One Year of Poetry: The Journey so far
Today marks 1 year since I started writing seriously. Today also marks a year since I started sharing my poems for the world to see. Writing constantly for a whole year wasn’t an easy challenge, it wasn’t just a walk in the park, it was work. In July last year, I decided to start writing at least one poem every month. I didn’t think I would make it to a year, I just thought I’d “see how it goes” but here I am. There were many months when I found myself searching for inspiration for what to write 2 days to the end of the month but I did it. I was determined to start something I wasn’t forced to do and that wasn’t related to school and see it through to the end. Something I have never been able to do.
For as long as I can remember, I’ve always been a writer. As early as primary school, I wrote many poems and stories. A small number of these stories were finished, but there are more that were never finished and a larger number that hasn’t been expressed on paper. But i stopped for a long time. “So what went wrong?Why did I stop writing?” some of you might be wondering. Here’s my story.
I first experienced boarding school life when I was in Senior Secondary School. The structured schedules, early lights-out, and early lights-on, the morning teas and the nightcaps, the classes and the prep times were all overwhelming. On my first day of classes, I wrote a poem during night prep. I had been told during the orientation that prep time was meant for quiet study, assignments, and reading but I was met with laughter, play, and noise. Looking back, I realize that the returning students had resumed the previous day and thus, they would have wanted to catch up with their friends. Ignorant to this current revelation, I wrote a poem titled “Class”. Right now, I don’t know the exact words I used but I remember the words that set me up for a bad first year and the hatred of half of my set mates.
“A class filled with unserious students who don’t seem to have a future”
I don’t think I knew the weight of what I had written until one of my roommates read it and blew it out of proportion. I tried to justify myself but it was too late. Words are the hardest things to reverse whether spoken or written and as soon as they drop, just like raindrops on a sloppy street, it finds its way to every crevice until it can’t go any further. This was the case of my poem.
The next week, the nightmare began. Hateful words flew in my direction, the bullies found a prey, and my twin, who knew nothing about the whole situation, had to pass through the same madness.
In my second and third years, I was able to redeem myself but I decided not to write publicly again and instead of words, I decided to use arts and crafts to express my thoughts and whenever I had dreams, I wrote stories about them. Stories for my eyes only.
In college, I got the experience I had hoped for. A new start without issues or stories from my past, new friends that didn’t judge me, and best of all, I didn’t have to constantly prove myself to them. But with all the workload of college, I didn’t have any reason to write and I didn’t want to repeat my mistakes from secondary school. So, I pushed writing farther away from me like an epidemic.
In the summer before my third year, I had my first heartbreak and that got me writing poems again.

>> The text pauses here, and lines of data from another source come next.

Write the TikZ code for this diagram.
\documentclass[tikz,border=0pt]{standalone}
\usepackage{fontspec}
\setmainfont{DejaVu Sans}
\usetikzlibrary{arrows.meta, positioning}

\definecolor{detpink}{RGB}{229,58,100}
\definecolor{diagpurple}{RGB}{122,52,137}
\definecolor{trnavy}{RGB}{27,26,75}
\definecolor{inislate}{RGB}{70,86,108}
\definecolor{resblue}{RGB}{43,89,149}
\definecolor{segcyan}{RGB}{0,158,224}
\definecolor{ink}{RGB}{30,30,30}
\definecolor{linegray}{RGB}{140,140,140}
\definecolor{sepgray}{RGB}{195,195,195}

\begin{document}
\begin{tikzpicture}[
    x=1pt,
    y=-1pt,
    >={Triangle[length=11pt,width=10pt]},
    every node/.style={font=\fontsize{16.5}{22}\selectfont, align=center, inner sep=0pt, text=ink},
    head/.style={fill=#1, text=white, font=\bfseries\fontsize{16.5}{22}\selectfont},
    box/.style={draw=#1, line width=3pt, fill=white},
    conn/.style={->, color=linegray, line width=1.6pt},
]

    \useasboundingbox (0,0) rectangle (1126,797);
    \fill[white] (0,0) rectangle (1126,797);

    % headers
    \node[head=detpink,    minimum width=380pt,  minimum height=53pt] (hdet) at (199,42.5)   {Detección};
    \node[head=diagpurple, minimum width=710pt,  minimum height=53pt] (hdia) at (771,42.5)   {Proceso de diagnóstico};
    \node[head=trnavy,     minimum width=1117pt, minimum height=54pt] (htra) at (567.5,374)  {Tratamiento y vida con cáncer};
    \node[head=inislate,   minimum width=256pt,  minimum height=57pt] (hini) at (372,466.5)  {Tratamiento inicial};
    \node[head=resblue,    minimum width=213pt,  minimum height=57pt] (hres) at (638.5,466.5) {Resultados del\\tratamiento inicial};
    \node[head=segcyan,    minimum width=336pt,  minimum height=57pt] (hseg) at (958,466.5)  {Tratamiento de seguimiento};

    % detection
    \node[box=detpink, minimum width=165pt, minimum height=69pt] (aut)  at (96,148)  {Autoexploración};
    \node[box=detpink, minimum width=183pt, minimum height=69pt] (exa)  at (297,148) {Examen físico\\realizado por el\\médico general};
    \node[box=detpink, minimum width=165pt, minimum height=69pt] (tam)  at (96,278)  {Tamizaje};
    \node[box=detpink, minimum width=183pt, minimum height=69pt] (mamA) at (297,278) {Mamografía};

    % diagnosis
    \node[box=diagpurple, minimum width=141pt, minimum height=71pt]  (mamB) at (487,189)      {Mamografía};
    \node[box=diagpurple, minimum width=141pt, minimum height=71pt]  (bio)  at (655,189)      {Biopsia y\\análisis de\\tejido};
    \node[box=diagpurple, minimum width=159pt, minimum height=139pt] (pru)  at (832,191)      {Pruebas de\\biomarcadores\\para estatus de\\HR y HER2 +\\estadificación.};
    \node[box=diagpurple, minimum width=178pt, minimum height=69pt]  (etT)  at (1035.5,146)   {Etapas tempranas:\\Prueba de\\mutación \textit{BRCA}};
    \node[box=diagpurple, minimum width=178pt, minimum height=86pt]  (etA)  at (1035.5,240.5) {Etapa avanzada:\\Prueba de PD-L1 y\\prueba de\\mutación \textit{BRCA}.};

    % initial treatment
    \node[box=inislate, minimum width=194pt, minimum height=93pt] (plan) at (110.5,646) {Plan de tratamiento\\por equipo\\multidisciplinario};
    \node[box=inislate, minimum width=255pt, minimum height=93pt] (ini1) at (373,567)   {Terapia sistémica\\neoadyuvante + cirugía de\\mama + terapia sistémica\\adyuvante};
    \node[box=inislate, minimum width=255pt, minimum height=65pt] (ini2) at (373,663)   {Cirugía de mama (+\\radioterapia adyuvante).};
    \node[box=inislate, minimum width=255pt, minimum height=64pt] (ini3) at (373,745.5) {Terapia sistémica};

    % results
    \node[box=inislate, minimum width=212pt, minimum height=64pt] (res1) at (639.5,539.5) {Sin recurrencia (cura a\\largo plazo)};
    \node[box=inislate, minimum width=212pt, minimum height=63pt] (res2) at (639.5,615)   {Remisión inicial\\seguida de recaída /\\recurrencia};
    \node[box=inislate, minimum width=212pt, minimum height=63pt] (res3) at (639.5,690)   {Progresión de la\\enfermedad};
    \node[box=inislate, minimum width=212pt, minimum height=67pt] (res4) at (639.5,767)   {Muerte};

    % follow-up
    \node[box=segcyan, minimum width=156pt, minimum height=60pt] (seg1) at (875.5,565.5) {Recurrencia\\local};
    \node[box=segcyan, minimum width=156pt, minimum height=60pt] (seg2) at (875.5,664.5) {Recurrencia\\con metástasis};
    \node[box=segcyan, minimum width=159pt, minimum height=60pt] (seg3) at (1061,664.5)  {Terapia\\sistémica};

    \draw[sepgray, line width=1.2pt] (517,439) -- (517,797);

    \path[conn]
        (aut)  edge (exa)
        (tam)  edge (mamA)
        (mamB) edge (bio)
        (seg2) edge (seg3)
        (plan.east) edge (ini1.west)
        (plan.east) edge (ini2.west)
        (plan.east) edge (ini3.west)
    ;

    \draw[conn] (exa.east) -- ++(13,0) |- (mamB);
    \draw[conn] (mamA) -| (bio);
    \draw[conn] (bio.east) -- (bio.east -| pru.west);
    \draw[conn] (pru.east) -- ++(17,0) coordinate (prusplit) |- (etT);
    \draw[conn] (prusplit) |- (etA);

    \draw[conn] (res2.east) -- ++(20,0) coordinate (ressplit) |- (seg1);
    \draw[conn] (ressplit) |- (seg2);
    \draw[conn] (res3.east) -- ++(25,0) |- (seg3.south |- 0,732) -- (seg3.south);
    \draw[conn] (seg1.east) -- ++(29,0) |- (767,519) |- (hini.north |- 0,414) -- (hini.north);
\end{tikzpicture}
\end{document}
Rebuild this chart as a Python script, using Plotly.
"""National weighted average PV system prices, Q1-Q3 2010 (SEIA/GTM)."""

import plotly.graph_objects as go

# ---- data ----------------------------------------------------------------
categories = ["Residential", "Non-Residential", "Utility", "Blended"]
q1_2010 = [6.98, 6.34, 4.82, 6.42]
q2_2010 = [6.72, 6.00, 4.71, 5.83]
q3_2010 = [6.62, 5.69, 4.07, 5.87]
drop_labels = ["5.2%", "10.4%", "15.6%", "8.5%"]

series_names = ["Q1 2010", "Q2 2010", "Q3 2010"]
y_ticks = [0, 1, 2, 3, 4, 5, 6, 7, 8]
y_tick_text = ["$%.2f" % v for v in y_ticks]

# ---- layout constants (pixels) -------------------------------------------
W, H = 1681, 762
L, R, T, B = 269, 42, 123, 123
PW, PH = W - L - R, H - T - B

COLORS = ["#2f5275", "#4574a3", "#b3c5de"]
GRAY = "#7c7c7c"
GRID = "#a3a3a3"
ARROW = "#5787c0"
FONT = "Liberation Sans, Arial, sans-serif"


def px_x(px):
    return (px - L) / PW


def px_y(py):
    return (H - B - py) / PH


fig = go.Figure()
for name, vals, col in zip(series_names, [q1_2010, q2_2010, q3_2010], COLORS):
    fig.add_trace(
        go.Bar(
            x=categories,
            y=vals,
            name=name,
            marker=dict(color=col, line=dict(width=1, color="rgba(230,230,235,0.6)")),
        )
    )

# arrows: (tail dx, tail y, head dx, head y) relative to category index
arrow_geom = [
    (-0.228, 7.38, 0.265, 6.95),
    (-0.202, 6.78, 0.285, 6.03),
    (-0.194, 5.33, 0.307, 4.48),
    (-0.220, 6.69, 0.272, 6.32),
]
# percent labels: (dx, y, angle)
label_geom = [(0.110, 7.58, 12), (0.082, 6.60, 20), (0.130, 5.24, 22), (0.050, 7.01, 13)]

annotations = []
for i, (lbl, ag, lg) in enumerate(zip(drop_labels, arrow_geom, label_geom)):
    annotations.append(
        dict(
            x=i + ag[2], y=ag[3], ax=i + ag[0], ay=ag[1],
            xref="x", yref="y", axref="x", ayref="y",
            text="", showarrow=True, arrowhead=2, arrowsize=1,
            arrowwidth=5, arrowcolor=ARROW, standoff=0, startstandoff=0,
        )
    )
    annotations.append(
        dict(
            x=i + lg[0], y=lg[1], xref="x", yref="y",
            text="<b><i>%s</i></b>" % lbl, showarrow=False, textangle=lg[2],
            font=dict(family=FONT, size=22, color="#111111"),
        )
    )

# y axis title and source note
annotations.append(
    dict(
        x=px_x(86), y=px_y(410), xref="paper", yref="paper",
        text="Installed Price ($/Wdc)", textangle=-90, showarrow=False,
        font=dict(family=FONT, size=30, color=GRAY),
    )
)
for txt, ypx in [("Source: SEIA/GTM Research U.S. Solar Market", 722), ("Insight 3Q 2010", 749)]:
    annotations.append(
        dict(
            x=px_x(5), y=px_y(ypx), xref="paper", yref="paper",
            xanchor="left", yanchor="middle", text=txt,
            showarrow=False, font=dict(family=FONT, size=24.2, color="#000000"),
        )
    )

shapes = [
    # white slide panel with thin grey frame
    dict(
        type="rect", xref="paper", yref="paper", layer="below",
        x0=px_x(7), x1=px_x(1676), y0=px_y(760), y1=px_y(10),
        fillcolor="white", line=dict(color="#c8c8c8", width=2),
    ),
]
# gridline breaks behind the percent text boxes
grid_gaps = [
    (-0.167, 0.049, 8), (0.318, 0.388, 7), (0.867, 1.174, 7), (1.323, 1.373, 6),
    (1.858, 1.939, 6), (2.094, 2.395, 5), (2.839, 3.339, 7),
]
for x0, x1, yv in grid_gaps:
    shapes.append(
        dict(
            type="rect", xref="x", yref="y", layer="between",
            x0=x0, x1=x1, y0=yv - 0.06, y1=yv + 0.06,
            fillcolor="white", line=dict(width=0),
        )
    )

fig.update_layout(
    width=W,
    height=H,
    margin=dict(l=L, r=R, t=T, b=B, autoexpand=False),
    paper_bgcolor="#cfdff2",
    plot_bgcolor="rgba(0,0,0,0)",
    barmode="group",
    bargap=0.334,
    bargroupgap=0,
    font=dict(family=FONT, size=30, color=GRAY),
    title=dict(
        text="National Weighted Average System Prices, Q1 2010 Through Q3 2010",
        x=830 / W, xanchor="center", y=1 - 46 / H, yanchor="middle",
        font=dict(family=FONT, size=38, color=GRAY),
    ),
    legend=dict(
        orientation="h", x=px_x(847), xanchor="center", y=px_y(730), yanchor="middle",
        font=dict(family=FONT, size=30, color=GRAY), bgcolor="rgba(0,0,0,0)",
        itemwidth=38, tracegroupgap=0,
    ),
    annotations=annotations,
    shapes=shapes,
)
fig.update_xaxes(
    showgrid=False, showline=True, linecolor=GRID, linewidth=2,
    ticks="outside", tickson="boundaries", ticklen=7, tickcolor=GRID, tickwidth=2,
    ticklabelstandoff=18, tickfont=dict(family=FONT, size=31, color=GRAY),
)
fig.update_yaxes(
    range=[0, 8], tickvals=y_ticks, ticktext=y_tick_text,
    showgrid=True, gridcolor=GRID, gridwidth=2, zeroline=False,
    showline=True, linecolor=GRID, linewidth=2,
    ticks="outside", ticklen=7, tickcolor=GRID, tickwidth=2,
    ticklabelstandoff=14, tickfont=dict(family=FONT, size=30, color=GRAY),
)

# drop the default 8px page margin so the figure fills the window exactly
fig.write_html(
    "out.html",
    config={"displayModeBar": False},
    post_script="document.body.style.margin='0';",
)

That was the only way I could let go. That was the only way I could pull down the weights to fly. These poems remained in my secret place and no one read them.
My 2018 started with a reflective article written by my friend Ife, a better writer than I am by far. His writing sparked a fire in me that had been dimming slowly. I started contemplating whether to start writing again seriously or whether to kill that urge to express myself. As if he knew the war going on in my head, he posted another article “Just write!” where he talked about one of his new year resolutions, writing. That was the springboard I needed to dive fully into this world of writing and I did. I started writing my thoughts and experiences but it wasn’t until this day last year that I decided to post my first poem, “The Soldier’s Wife” for the world to read.
At that time, I thought I’d just drop one bomb and “see how it goes”, “test the waters” you know. I didn’t plan to make it a constant thing. Until another friend of mine, Enkay, another writer I look up to, sent me a link to an article titled, “The Interviewer Who Cursed Me Out and Changed My Life” and he encouraged me to keep writing. That was when I decided that I’d try to post at least one poem every month. It’s a year now and I haven’t missed any month. Like i said earlier, the challenge wasn’t easy at all. But I learnt a few things along the way which I’d like to share.
- Be consistent. Create a pattern and work with it.
- Be sure to finish whatever you start.
- Don’t throw away any thought, write it down. You can always build on it later.
- Never delete any idea you have. It might come in handy later.
- Pay attention to your environment. There are so many things happening around you that you can write about. You can put yourself in other people’s shoes too. You’ll be surprised at what you’ll see.
I plan to continue this challenge and push myself to add short stories and possibly long stories as the spirit leads. Thank you for reading this far.
Thank you, Jesus, for inspiring everything I write, Thanks to my friends and family for the motivation and support and thanks to all my lovely readers for sharing this journey with me so far. Expect more from me.